The importance of Humans in Machine Learning
Machine Learning is a great tool to improve user experience and automate complex processes and decision making trees. But how do we keep humans involved in the process?
At theFactor.e we strive to “make online personal”, and data is one of the most powerful tools available to achieve this goal. Introducing Machine Learning into our products allows us to create more personalized and engaging experiences for all our end-users. But this comes with a catch. While we were working on how to design these solutions we found that most design methods seem to be rooted in a single belief: “Data is king.”
In addition to having data, instead of people, as a primary motivator for making Machine Learning decisions, usually a deep business understanding is presumed by whichever methodology we looked at. As a digital agency working for multiple customers at any given time this introduces additional complexity for us to understand our customers’ business fully and it makes us more error-prone if we misunderstand some of our customers’ business intricacies. So while we may have the technical expertise to implement Machine Learning solutions on our end, we don’t have the deep understanding of our customers’ business.
Looking at this issue we recognized that we encountered this problem before. When we take on a new project, we start almost all of them with a Design Sprint. Here we work together with the most important stakeholders from our customer to figure out exactly what it is the customer wants and whether those wishes align with what their end-user wants. So could we apply this idea to Machine Learning and Data Science as well?
This is where our idea for a Data Science Sprint came into play. Our goal was to create a process where in a couple of days we, together with a customer, could figure out:
- What data is available, spread across an organization;
- What problems the customer is facing; and
- How that data can support our customers’ goals.
The important difference here is that we don’t look at the data to see whether there is a problem, but try to solve an existing problem through data. This way we make sure that we aren’t building a complex (and expensive) Machine Learning solutions to solve a non-existent problems, while still maintaining a data-driven decision process.
Where’s the user in all this?
We mentioned that we want to solve a human problem, but so far we haven’t involved any humans into the process. Since we don’t want to base our solution on data alone, it is important to involve the end-user. But how do we integrate the end-user into such an abstract process?
Having a lot of data to look at is helpful, but still its the user base that creates, and trusts us to do the right thing with their data. Therefore we need to be able to understand our user just as well as we understand the data, if we want the algorithm to make the right decisions. To do this we use an empirical approach when it comes to Data Collection during our Data Science Sprints.
This empirical approach means that all the insights derived by our Data Scientists during a Data Science Sprint will always have to be evaluated by domain experts or/and end-users before we accept them to be true. This evaluation of insights is the last phase of our Data Science Sprint. Once we understand the problem the customer is facing, and we have collected the data we think we need, our Data Scientists set out to analyze all the data and discover the patterns they believe to be relevant.
On the last day of the Data Science Sprint we then sit down with business stakeholders, domain experts and possibly even end-users to present our insights and discuss the validity and ethical impact of our findings. Based on the outcome of this discussion the decision can be made whether or not the current dataset is sufficient enough to create a reliable Machine Learning model.

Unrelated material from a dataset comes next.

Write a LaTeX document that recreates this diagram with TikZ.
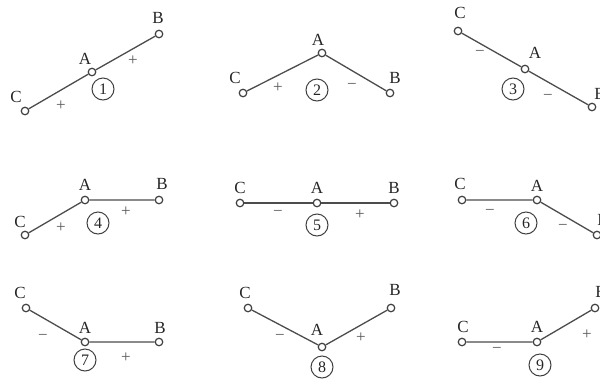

When actually designing and implementing this analytical model we use a similar approach. As the technology partner we can never have the same business understanding as our customer does. While our algorithms will learn from the feedback the end-users are giving them, it is important to remove flaws before the initial deployment. This is another phase where we directly involve our customers and end-users in making decisions. Before we decide to deploy an algorithm we sit down with domain experts at our customer or with actual test-users to evaluate the correctness of the algorithm.
Why not rely on your test-set?
Those of you reading that have experience in creating Machine Learning solutions know the importance of having a reserved set of data. This reserved set allows you to test how well your created algorithm is performing. But why not simply rely on that dataset to tell you whether or not your software is working as intended? Because datasets do not feel emotions. People do.
Actual in person User Testing is very valuable to us, we even have a mobile UX Research lab named Billy. This type of user testing helps us determine the social and emotional impact of the solutions we create and we will also be applying this type of research to our Machine Learning solutions. In fact, collecting immediate feedback to the outcome of your algorithm is very helpful.
We always have the possibility to tell Siri that she misunderstood us, or correct our Autocorrect in that our company name is written theFactor.e and not The Factor.E. But how do these types of errors affect the user’s overall opinion of the tool and how do they react to the mistake? Did they laugh or get frustrated? Maybe they got offended or feel discriminated against.
For now, purely based on data, there is no reliable way to tell why someone left a website. We can’t ask them why they left, because they’re no longer on our website and analytics only tell us so much. So after we deploy our Machine Learning solutions and they adapt to our users’ input, sitting down with actual humans remains just as important, if not more important than having algorithms.